The PKI membership was taken completely unawares by the G30S putsch; although it’s possible a section of its leadership had prior knowledge. However, what happened next could be summarised in one word: paralysis. Once the army launched its counter strike with massive anti-communist propaganda there was only one possible course of action to avert disaster, by mobilising the PKI’s mass forces onto the streets and calling a general strike to prevent what was now a right-wing countercoup and attempt to crush the masses’ chances of resistance.
This movement should have demanded immediate elections, land to the peasants, a price freeze and wage increases, the nationalisation of industry under worker’s democratic control, democratic rights within the army and election of officers, and formation of workers’ armed militias. Such a response had a good chance of success had it been done immediately, before the right-wing army leadership had consolidated its position. Unfortunately, failing to see the dagger held at its throat, the PKI leaders issued no such call and placed their hopes in their ‘friend’ Sukarno to rescue the situation.

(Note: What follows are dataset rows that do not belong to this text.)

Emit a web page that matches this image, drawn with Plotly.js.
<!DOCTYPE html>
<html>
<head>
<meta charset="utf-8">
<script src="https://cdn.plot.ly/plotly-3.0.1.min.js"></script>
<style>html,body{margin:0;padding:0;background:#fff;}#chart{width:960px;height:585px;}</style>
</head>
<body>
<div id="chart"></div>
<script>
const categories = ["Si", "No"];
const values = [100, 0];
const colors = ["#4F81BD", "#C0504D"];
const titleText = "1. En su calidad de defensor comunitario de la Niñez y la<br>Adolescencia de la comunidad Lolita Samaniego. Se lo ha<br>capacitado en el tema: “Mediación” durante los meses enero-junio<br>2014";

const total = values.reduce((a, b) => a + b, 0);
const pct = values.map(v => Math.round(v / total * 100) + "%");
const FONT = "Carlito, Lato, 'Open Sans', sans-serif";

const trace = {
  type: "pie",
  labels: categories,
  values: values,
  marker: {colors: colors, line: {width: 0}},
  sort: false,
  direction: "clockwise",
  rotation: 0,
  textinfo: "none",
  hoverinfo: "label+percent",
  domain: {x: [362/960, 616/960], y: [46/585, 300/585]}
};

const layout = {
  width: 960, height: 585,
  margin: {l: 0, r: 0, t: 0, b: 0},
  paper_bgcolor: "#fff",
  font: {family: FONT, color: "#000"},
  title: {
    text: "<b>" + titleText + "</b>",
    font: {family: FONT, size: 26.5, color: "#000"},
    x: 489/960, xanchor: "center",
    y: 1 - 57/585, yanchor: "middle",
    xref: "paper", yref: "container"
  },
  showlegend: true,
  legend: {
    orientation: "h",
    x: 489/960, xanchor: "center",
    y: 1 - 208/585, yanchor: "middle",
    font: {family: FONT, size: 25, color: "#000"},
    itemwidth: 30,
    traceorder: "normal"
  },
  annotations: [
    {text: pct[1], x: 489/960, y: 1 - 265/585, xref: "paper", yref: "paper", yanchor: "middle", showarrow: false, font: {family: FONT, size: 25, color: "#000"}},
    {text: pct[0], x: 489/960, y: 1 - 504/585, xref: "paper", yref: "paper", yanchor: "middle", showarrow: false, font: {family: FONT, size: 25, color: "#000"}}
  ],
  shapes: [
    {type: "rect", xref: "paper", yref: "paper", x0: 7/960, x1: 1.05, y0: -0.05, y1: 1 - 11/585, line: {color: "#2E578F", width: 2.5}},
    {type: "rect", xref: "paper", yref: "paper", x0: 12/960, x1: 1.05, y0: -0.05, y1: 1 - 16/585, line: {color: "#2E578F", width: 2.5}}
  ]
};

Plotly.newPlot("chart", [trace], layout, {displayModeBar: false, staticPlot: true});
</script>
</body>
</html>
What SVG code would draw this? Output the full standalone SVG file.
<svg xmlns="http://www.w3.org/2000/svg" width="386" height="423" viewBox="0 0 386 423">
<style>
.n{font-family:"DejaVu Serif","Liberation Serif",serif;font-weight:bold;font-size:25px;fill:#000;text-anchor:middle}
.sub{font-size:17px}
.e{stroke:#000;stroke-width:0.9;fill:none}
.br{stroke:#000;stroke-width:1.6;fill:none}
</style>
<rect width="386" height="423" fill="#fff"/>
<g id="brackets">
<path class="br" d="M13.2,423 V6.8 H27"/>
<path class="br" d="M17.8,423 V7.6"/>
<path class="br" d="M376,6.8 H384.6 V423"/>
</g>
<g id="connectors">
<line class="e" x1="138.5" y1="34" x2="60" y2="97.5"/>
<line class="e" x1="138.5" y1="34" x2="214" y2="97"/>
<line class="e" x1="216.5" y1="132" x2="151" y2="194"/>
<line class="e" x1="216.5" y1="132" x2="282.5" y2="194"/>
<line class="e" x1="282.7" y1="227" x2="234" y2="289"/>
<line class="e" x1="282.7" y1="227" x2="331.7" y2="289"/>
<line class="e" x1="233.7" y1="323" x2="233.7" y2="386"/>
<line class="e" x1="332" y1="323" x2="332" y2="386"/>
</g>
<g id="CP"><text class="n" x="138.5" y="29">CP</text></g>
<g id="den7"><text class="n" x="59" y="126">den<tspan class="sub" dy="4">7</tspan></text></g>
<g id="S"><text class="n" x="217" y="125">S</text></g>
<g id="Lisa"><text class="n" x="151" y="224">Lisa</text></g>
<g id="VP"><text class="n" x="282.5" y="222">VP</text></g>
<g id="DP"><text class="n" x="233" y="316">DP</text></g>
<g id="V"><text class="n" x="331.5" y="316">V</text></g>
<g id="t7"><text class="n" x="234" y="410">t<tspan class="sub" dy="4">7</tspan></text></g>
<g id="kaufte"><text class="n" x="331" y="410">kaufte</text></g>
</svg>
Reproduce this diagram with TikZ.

There were similarities both with Germany in 1933 and Chile 1973, in the lack of preparedness and helplessness of PKI cadres once the repressive onslaught was unleashed. PKI members, even leading members, were left without a survival plan. “Wait for instructions,” seems to have been the widely shared advice – but instructions never came!
The rout of the PKI and the bloodbath that followed is a chilling warning to the international working class of how political mistakes – illusions in bourgeois politicians, lack of a clear socialist programme, and underestimation of the brutal determination of the class enemy – can be translated into the cruellest of defeats. As a new generation of working class fighters and socialist youth emerges in Asia these lessons written in blood must be learned.